Yes I could have just flown it all with the GPS and do an RNAV approach, but what if that quits. It's almost too easy.
I'm flying it and I can even see on the iPad that I missed the inbound VOR interception. My problem, was I had the wrong PFD input source selected.
I was looking for my deviation needle to turn solid and start coming in (Aspen Pro 1000), but I just had the other VOR selected.
I just didn't figure it out right then and there, and that really bugs me.
I'm fairly new in this cockpit, but I studied how it worked pretty good before this flight.
I'm just looking for some silver bullet.
Selecting the wrong source is a setup and planning problem to start with. Tune and identify. Part of identify is making sure you're receiving something sane, correct?
Take a guess at what radial you're on before the crossing point and spin the OBS for that radio and make sure it centers up, THEN set it to the cross-radial.
Next is not recognizing it didn't come in when expected. Choice of the word "when" is deliberate. There should be a clock running. Either literally or figuratively in your head.

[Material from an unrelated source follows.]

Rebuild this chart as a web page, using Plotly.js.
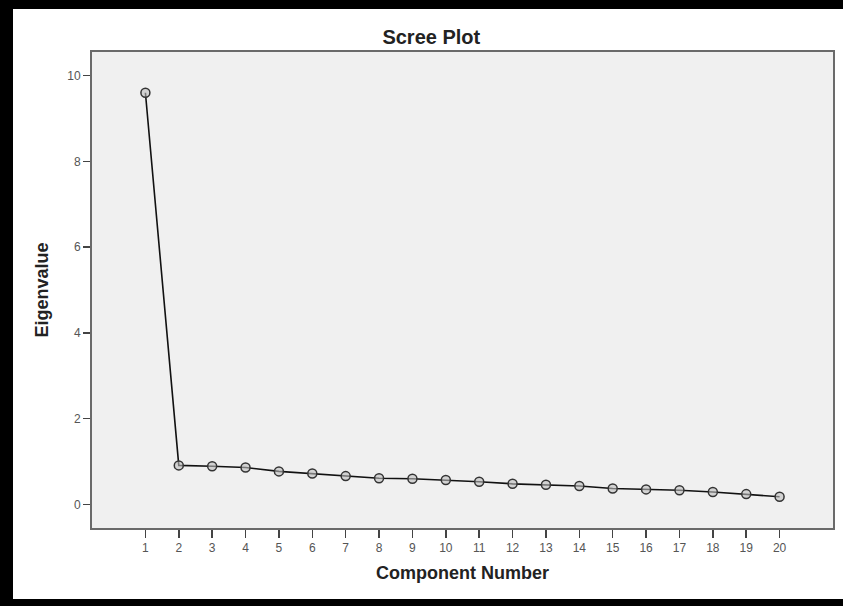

You're doing 90 knots (or whatever). How long should it be until you see the needle start to move? If you're over that time, find out why it didn't move. Quickly. And/or go missed. Etc.
Let's look at the specific approach since you have given it.
How far out did you go outbound and more importantly, for how long?
Depending on wind, you should know you will re-cross the 094 radial off of GQE in roughly the same amount of time inbound. If the radial doesn't come in, you start checking.
Now if you figure it out and you're tracking MEM just fine and haven't crossed the depicted 110 radial yet, you're still where you could *maybe* attempt to come down, but that's a judgement call and you probably would want to err on the side of caution and go missed and head for GQE, start over and get it right.
You have 4 minutes and only 6 miles from when you missed the radial crossing to the missed approach point, and 1300' to come down.
Making a dive for it isn't the best idea if you're confused, but if you're quickly un-confused and *know* you're only a minute or so past the radial you could still make a reasonable 500 FPM descent.
Still, just go missed and set up properly if you're at all unsure. If all you know is that you're on the MEM radial but not *where* on the radial, you let yourself get "lost". Your clock is primary here for checking if the cross-radial came in. The cross-radial and the instrument are not primary. Non-precision approaches are a time/ speed/distance mental game.
If you're flying something faster, the margin gets way smaller on this one. Just go missed. You'll have approximately 40 miles of relatively easy flying to get a better series of steps and a plan in your head for attempt #2. Keeping in mind your fuel state, that is. Big long missed approach procedures (especially if you go NORDO and can't cheat with radar vectors to final) can eat fuel/time safety margin.
Were you vectored onto final? That does mean you don't know how far out you are without doing a quick peek at which cross radial you intercepted MEM on. Again, info you need anyway since you need to know you're really receiving GQE.
Does that help? Do you see where you "set yourself up" to miss the cross radial at the tune-and-identify point?